サントリースピリッツは18日、基幹工場のサントリー大阪工場(大阪市港区)の国産ジンの生産能力を増強する計画を発表した。今秋着工し、2022年年初に稼働予定。投資総額は約32億円を見込む。新型コロナウイルス感染拡大で飲食店需要が落ち込む一方、家庭向けの巣ごもり需要で国内ジン市場は拡大傾向という。
同社の国産ジンは高価格帯の「ROKU(ロク)」(700ミリリットル瓶は希望小売価格税別4000円)と、普及価格帯の「翠」(同1380円)の2商品。今回の投資で、両商品を生産している大阪工場の瓶詰めラインを増設し、生産能力を2倍以上に引き上げる。増産で、積極的に需要を取り込み、国産ジンの売上高を24年に20年比6.7倍の100億円に引き上げる計画だ。
コロナ禍の昨年に発売した翠の年間販売数量は9.5万ケース(8.4リットル換算)と当初計画の3倍超と好調だった。飲食店向けがコロナ感染対策の営業時間短縮などで縮小した半面、巣ごもりの家飲みが増え、自分でソーダ割りなどを作って食事中にジンを楽しむ人が増えたという。

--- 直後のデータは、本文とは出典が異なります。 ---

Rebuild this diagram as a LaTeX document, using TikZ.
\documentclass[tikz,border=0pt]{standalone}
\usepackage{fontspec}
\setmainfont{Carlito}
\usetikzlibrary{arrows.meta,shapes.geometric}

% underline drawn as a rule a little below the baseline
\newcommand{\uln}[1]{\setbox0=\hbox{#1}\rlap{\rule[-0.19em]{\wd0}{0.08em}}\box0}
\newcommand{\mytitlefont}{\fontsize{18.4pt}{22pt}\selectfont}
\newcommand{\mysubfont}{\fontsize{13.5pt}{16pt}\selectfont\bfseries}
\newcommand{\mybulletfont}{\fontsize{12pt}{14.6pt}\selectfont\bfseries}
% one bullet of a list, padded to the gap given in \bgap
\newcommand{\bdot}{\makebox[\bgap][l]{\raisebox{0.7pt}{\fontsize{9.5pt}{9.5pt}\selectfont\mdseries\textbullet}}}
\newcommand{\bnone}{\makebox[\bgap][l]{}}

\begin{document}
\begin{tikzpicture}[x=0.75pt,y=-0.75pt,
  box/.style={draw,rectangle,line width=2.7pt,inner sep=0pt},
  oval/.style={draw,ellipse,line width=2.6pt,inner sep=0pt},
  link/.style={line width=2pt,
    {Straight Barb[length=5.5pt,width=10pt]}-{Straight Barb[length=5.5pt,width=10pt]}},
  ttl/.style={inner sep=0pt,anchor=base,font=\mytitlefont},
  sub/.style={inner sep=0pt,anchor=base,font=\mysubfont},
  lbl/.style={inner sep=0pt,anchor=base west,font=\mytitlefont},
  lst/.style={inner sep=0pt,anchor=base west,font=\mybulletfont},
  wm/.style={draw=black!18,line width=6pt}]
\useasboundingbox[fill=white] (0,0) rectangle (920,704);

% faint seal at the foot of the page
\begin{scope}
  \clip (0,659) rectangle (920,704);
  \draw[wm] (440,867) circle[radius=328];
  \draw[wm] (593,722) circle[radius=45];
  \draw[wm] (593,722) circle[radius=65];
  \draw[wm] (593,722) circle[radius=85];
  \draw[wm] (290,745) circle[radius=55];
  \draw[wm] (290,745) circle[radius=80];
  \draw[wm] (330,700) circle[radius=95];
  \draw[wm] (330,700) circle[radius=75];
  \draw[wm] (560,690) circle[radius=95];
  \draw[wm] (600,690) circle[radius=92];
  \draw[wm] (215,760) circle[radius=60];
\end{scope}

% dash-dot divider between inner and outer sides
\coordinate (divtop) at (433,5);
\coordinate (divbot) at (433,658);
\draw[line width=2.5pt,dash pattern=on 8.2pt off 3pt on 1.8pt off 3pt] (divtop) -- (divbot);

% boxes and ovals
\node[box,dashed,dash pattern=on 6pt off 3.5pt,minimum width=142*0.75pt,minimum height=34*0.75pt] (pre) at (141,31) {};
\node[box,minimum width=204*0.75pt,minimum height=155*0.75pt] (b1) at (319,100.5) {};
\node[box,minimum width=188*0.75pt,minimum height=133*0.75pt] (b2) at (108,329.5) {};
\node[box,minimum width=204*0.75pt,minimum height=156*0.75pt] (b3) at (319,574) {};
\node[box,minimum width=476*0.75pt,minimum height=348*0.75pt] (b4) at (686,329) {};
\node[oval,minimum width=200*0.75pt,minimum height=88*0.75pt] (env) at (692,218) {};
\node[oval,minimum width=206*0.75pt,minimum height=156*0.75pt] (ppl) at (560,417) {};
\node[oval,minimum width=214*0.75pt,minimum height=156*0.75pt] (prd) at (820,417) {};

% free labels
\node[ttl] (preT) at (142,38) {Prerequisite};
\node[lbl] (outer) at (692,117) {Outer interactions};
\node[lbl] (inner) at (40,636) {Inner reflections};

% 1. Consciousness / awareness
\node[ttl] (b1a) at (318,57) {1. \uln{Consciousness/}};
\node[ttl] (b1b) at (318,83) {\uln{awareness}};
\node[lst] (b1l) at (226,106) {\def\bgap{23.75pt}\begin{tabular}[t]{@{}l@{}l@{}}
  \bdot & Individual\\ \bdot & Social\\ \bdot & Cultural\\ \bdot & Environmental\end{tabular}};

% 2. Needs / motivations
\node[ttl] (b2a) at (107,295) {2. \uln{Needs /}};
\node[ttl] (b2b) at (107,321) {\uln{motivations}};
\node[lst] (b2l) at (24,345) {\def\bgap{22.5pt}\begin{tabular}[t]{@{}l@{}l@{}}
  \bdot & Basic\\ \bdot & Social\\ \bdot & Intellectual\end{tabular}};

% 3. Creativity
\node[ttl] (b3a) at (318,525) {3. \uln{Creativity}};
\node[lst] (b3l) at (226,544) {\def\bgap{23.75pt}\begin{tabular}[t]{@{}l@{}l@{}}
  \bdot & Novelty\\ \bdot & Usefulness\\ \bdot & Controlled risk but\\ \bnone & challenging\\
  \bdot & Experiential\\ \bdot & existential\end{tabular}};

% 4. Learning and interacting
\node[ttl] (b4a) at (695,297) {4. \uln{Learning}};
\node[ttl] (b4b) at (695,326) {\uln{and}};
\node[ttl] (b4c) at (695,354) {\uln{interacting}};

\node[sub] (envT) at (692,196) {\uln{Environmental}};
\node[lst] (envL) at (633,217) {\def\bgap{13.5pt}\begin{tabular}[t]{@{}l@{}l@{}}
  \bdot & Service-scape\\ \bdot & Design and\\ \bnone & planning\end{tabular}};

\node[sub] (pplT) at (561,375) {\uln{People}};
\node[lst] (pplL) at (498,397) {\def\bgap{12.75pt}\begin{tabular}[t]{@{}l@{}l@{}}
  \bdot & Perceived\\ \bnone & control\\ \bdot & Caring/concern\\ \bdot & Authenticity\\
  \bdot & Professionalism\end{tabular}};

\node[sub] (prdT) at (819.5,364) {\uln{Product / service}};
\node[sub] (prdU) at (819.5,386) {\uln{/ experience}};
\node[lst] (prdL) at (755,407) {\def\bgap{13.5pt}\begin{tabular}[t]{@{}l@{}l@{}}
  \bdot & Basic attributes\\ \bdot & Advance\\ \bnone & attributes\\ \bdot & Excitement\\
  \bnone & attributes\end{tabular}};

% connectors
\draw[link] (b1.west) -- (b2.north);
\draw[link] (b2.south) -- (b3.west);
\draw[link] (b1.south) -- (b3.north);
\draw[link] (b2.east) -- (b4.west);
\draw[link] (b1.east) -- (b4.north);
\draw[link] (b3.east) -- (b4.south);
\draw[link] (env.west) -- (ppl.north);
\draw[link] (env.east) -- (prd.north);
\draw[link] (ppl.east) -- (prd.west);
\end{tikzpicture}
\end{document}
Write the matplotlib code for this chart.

一方、ロクはジンの香味の元となる植物素材に桜やサンショウなど6種の和素材も用いる“ジャパニーズジン”で輸出に注力。昨年の国内販売は前年比約3割増の9000ケースだが、海外販売の方が多く、世界の高価格帯ジン市場ではシェア3位を獲得した。
今年の国内販売目標は翠が前年比2.1倍強の20万ケース、ロクは10%増の1万ケースとしている。